One of the toughest challenges for a writer in my opinion has to do with creating characters that are unique, different and that will resonate with the reader.
I have completed two novels and I’m proud to say that my characters are all individually unique and equally compelling. I wish I could say that I have a system but I really don’t. For me the characters kind of evolve when I think of the idea for a new book. When I was working on The Shoebox, Peter and Maddy always existed in a way. However in The Eighth Summer the ensemble evolved over time. Now I have read many books and have been introduced to many characters but in all honesty, not all have been memorable. Not every character you find resonates or becomes alive in your mind. Some times I find a great character and then just when they are growing and changing, it all suddenly stops and becomes dull.
How can you keep that from happening?
Well for me, and that’s the only way I can answer is to keep them as real as they can be. Remember, you are creating a visual, unless you have a picture book, the reader has to build the person you are giving them.  They will need all the right ingredients to create and give life to their character. You are God in the writing world. We are, lets face it. I know I am a bit of a control freak. Maybe all writers in a way are. I want to control my story because I’m the creator of it. So I am going to give as many hints, clues, descriptions, and emotions for each so that when my reader is sitting in their comfy chair with a cup of coffee or tea ready to be snatched inside my story, I need them to see a tangible character.
So lets say your starting. You have a plot line and a basic idea of what you want to write about but you just have a faceless character. Someone without a soul. That’s where you are about to breathe in life into this fictitious creation.
The way I begin is by asking a few questions that help me form my character. Here are a few questions that you can use to help you create a memorable character that your reader will be able to see, feel and hear.
l. After you have determined the sex of your character, think age? For this activity lets make it a woman. How old is she?
2. Height and weight and skin color, eye color, hair color . Be specific if there are any scars or identifiable markings or characteristics.  Does she have an accent?
3. Where was she born?
4. Who were her parents?
5. Where does she currently live?
6. What is her favorite movie and book?
7. What does her voice sound like?
8. What is her deepest fear? Pet peeve?
9. What are some of her favorite things? To eat, do, go?
10. Married/single/ mother?
11. What is her motivation?
12. What is her inner conflict?

You get the idea?

By the time you have answered most of these questions in detail please, you will have a pretty good idea of who this woman is. Then you can add the character fill ins I like to call them.
For instance:
Does she smoke?
Does she drink?
Does she say a particular word in a strange way? Like when I say TV I always for some reason stress the T before the V. When I sneeze I tend to actually say the word achoooo! I know, but that’s what happens. Ha ha.   I was once in radio city music hall at a concert and in a moment of silence I sneezed. There were friends in the audience not sitting anywhere near me and knew immediately that I had been the one that had sneezed.

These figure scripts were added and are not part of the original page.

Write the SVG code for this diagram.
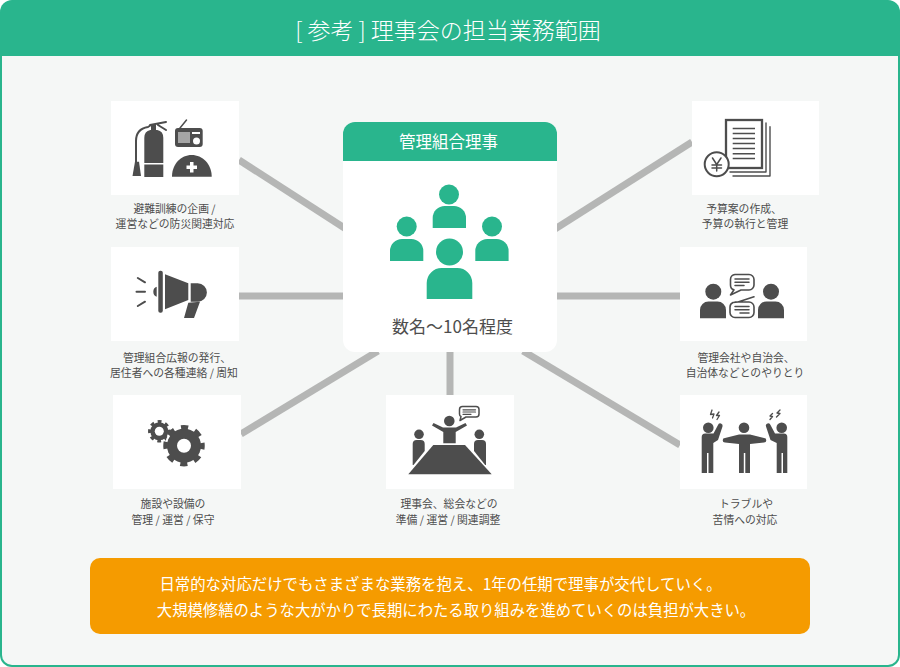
<svg xmlns="http://www.w3.org/2000/svg" width="900" height="667" viewBox="0 0 900 667">
<style>
text{font-family:"Noto Sans CJK JP","Noto Sans",sans-serif;text-anchor:middle}
.l{font-size:10.8px;fill:#4d4d4d}
.w{fill:#fff}
.card{fill:#fff}
.i{fill:#4d4d4d}
.s{fill:none;stroke:#4d4d4d;stroke-linecap:round;stroke-linejoin:round}
.g{fill:#29b58d}
.c{stroke:#b5b6b5;stroke-width:7;fill:none}
</style>
<rect width="900" height="667" rx="12" fill="#29b58d"/>
<path d="M2 56H898V655a10 10 0 0 1-10 10H12a10 10 0 0 1-10-10Z" fill="#f5f7f6"/>
<text id="title" class="w" x="448" y="39" font-size="23" font-weight="300">[ 参考 ] 理事会の担当業務範囲</text>
<g id="connectors" class="c">
<path d="M239 160L346 229"/>
<path d="M239 296H346"/>
<path d="M241 434L378 351"/>
<path d="M450 350V395"/>
<path d="M555 229L692 142"/>
<path d="M555 296H680"/>
<path d="M523 351L680 445"/>
</g>
<g id="center">
<rect x="343" y="122" width="214" height="230" rx="12" fill="#fff"/>
<path class="g" d="M343 161V134a12 12 0 0 1 12-12H545a12 12 0 0 1 12 12V161Z"/>
<text class="w" x="448.500" y="148" font-size="16.500">管理組合理事</text>
<g class="g">
<circle cx="449" cy="194.500" r="10"/><path d="M432.700 228V218a12 12 0 0 1 12-12h9.300a12 12 0 0 1 12 12V228Z"/>
<circle cx="406.700" cy="226.500" r="10"/><path d="M390 261V251a12 12 0 0 1 12-12h9.300a12 12 0 0 1 12 12V261Z"/>
<circle cx="492" cy="226.500" r="10"/><path d="M475.300 261V251a12 12 0 0 1 12-12h9.300a12 12 0 0 1 12 12V261Z"/>
<circle cx="449.500" cy="252" r="13.500"/><path d="M426.700 299V283a15 15 0 0 1 15-15h15.600a15 15 0 0 1 15 15V299Z"/>
</g>
<text x="452.500" y="332.500" font-size="17" fill="#4d4d4d">数名～10名程度</text>
</g>
<g id="n1">
<rect class="card" x="111" y="101" width="128" height="94"/>
<path class="i" d="M144.300 177V138q0-7 6-8h7q6 1 6 8V177Z"/>
<path class="card" d="M144 163h20v1.500h-20Z"/>
<path class="s" stroke-width="2" d="M151 125L148 127q-12 2-12 14V162M150 125L166 122M158 125L166 130"/>
<rect class="i" x="151" y="124" width="5" height="7"/>
<path class="i" d="M135 161.700h4l2 14.300h-8.500Z"/>
<rect class="i" x="175" y="128" width="27.700" height="19" rx="3"/>
<path class="s" stroke-width="1.500" d="M180 128L186.500 120"/>
<path class="card" d="M178.500 132h1v11h-1ZM180.500 132h1v11h-1ZM182.500 132h1v11h-1ZM184.500 132h1v11h-1ZM186.500 132h1v11h-1ZM188.500 132h1v11h-1Z"/>
<circle class="card" cx="196.500" cy="141" r="3.500"/>
<rect class="card" x="192" y="132" width="8" height="2"/>
<path class="i" d="M172 176.700C172 164 181 155 191.700 155S211.700 164 211.700 176.700Z"/>
<path class="card" d="M190 162h3.500v3.500H197v3.500h-3.500v3.500H190V169h-3.500v-3.500H190Z"/>
<text class="l" x="174.500" y="213">避難訓練の企画 /</text>
<text class="l" x="175" y="228">運営などの防災関連対応</text>
</g>
<g id="n2">
<rect class="card" x="111" y="247" width="128" height="94"/>
<rect class="i" x="158.300" y="270.700" width="4.500" height="42" rx="2"/>
<path class="i" d="M156.700 286.700v10q-3.400-1-3.400-5t3.400-5ZM165 274.300L188.300 283.300V300L165 309.300ZM190.700 283.300h7a9 9 0 0 1 0 18.400h-7ZM188.300 302.700L200 301.700L194 318H184Z"/>
<path class="s" stroke-width="2" d="M137.800 278L145 282.300M136.500 291.700H145M137.800 306L145 301.700"/>
<text class="l" x="177" y="362">管理組合広報の発行、</text>
<text class="l" x="174" y="377">居住者への各種連絡 / 周知</text>
</g>
<g id="n3">
<rect class="card" x="113" y="395" width="128" height="94"/>
<circle class="i" cx="159.300" cy="431.300" r="9"/>
<circle cx="159.300" cy="431.300" r="9.500" fill="none" stroke="#4d4d4d" stroke-width="3.500" stroke-dasharray="3.730 3.730" stroke-dashoffset="1.865"/>
<circle class="card" cx="159.300" cy="431.300" r="4.500"/>
<circle cx="184" cy="445.700" r="19" fill="#fff"/>
<circle class="i" cx="184" cy="445.700" r="17"/>
<circle cx="184" cy="445.700" r="18" fill="none" stroke="#4d4d4d" stroke-width="5.500" stroke-dasharray="7.070 7.070" stroke-dashoffset="3.535"/>
<circle class="card" cx="184" cy="445.700" r="7"/>
<text class="l" x="173" y="508">施設や設備の</text>
<text class="l" x="173" y="523.500">管理 / 運営 / 保守</text>
</g>
<g id="n4">
<rect class="card" x="386" y="395" width="128" height="94"/>
<path class="i" d="M433.300 445H465L491.700 474.300H408.300Z"/>
<circle class="i" cx="449.300" cy="421" r="5.300"/>
<path class="i" d="M443.300 443.300V432L432 425.500l1.500-2.500L443 427.500h13l9.500-4.500 1.500 2.500L455.700 432V443.300Z"/>
<circle class="i" cx="419" cy="434.300" r="4.800"/>
<path class="i" d="M412.700 465V444a4 4 0 0 1 4-4h4a4 4 0 0 1 4 4V451L413.500 465Z"/>
<circle class="i" cx="479.300" cy="434.300" r="4.800"/>
<path class="i" d="M486 465V444a4 4 0 0 0-4-4h-4a4 4 0 0 0-4 4V451L485.200 465Z"/>
<path class="s" stroke-width="1.500" d="M462.500 406.500H476a3 3 0 0 1 3 3V414a3 3 0 0 1-3 3H466L460 420.500L461 416.500Q459.500 416 459.500 414V409.500a3 3 0 0 1 3-3Z"/>
<path class="s" stroke-width="1.200" d="M463 409.800H475.500M463 412H475.500M463 414.300H471"/>
<text class="l" x="449" y="508">理事会、総会などの</text>
<text class="l" x="448" y="523.500">準備 / 運営 / 関連調整</text>
</g>
<g id="n5">
<rect class="card" x="692" y="101" width="127" height="94"/>
<path class="s" stroke-width="1.400" d="M766 123V172H730M770 126.700V176H733"/>
<rect x="726" y="120" width="36" height="48" fill="#fff" stroke="#4d4d4d" stroke-width="2.300"/>
<path class="i" d="M732.700 127.700H755v1.500H732.700ZM732.700 132.700H755v1.500H732.700ZM732.700 137.700H755v1.500H732.700ZM732.700 142.700H755v1.500H732.700ZM732.700 147.700H755v1.500H732.700ZM732.700 153H755v1.500H732.700ZM732.700 157.700H755v1.500H732.700Z"/>
<circle cx="716.700" cy="164.300" r="12" fill="#fff" stroke="#4d4d4d" stroke-width="2"/>
<path class="s" stroke-width="1.500" d="M712.500 158L716.700 164.500L721 158M716.700 164.500V171M712 165H721.500M712 168H721.500"/>
<text class="l" x="744" y="213">予算案の作成、</text>
<text class="l" x="745" y="228">予算の執行と管理</text>
</g>
<g id="n6">
<rect class="card" x="680" y="247" width="127" height="94"/>
<circle class="i" cx="713.300" cy="291.700" r="8"/>
<path class="i" d="M700 318.300V310a8.500 8.500 0 0 1 8.500-8.500h9a8.500 8.500 0 0 1 8.500 8.500V318.300Z"/>
<circle class="i" cx="771" cy="291.700" r="8"/>
<path class="i" d="M758 318.300V310a8.500 8.500 0 0 1 8.500-8.500h9a8.500 8.500 0 0 1 8.500 8.500V318.300Z"/>
<path class="s" stroke-width="1.600" d="M735 274.500H749a5 5 0 0 1 5 5V285a5 5 0 0 1-5 5H741L730.500 295L734 289.800Q730.500 289 730.500 285V279.500a5 5 0 0 1 4.500-5Z"/>
<path class="s" stroke-width="1.600" d="M735 302H749a5 5 0 0 1 5 5V312.500a5 5 0 0 1-5 5H735a5 5 0 0 1-5-5V307a5 5 0 0 1 3-4.500L738 302L754 296.700"/>
<path class="s" stroke-width="1.500" d="M735 279H749M735 282.300H749M735 285.500H744M735 306.500H749M735 309.700H749M740 313H749"/>
<text class="l" x="746" y="362">管理会社や自治会、</text>
<text class="l" x="745" y="377">自治体などとのやりとり</text>
</g>
<g id="n7">
<rect class="card" x="680" y="395" width="127" height="94"/>
<circle class="i" cx="708.300" cy="427.700" r="5.300"/>
<path class="i" d="M701.700 473V437a3.500 3.500 0 0 1 3.500-3.500H713.500L718 425a2 2 0 0 1 4.500 1.500L718 440L713.300 443V473H708.500V453H707V473Z"/>
<circle class="i" cx="744" cy="427.700" r="5.300"/>
<path class="i" d="M739 473V444L725 442.500a2.300 2.300 0 0 1 0-4.600L739 434.500h11L764 437.900a2.300 2.300 0 0 1 0 4.600L750 444V473H745.300V453H743.800V473Z"/>
<circle class="i" cx="781.700" cy="427.700" r="5.300"/>
<path class="i" d="M787.300 473V437a3.500 3.500 0 0 0-3.500-3.500H775L770.500 425a2 2 0 0 0-4.500 1.500L770.500 440L776.700 443V473H781.500V453H783V473Z"/>
<path class="s" stroke-width="1.300" d="M712 410L710.500 414.500L714 414L712.500 418M719 412L716.500 415.500L719.500 415.500L717 419.500M780 410L777 413L780 413.500L776.500 417M772.500 413.500L770 416L772.500 416.500L770 419.500"/>
<text class="l" x="746" y="508">トラブルや</text>
<text class="l" x="745" y="523.500">苦情への対応</text>
</g>
<g id="note">
<rect x="90" y="558" width="720" height="76" rx="10" fill="#f59b00"/>
<text class="w" x="440.500" y="590" font-size="15.400">日常的な対応だけでもさまざまな業務を抱え、1年の任期で理事が交代していく。</text>
<text class="w" x="456" y="616" font-size="15.350">大規模修繕のような大がかりで長期にわたる取り組みを進めていくのは負担が大きい。</text>
</g>
</svg>
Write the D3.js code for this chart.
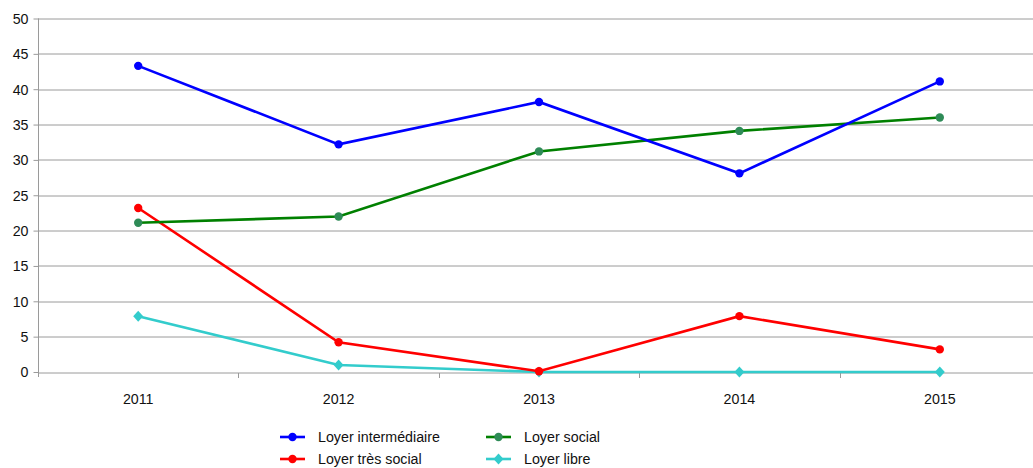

Think of things like that. Characteristics that make your character unique and familiar to your reader.
In my first novel, The Shoebox, my main character had a few things he would do when he was stressed or nervous. I added them to so many parts of my story in the beginning that once the reader is in the middle of the book and is reading any section where Peter is running his hands through his hair or pulling on his shirt collar they immediately know without even having to read further that our character is in a stressful situation. These mannerisms are key flags that allow your reader to identify and see the character more clearly. The goal is to create someone that is so visible in your writing that they then become a tangible person to your audience.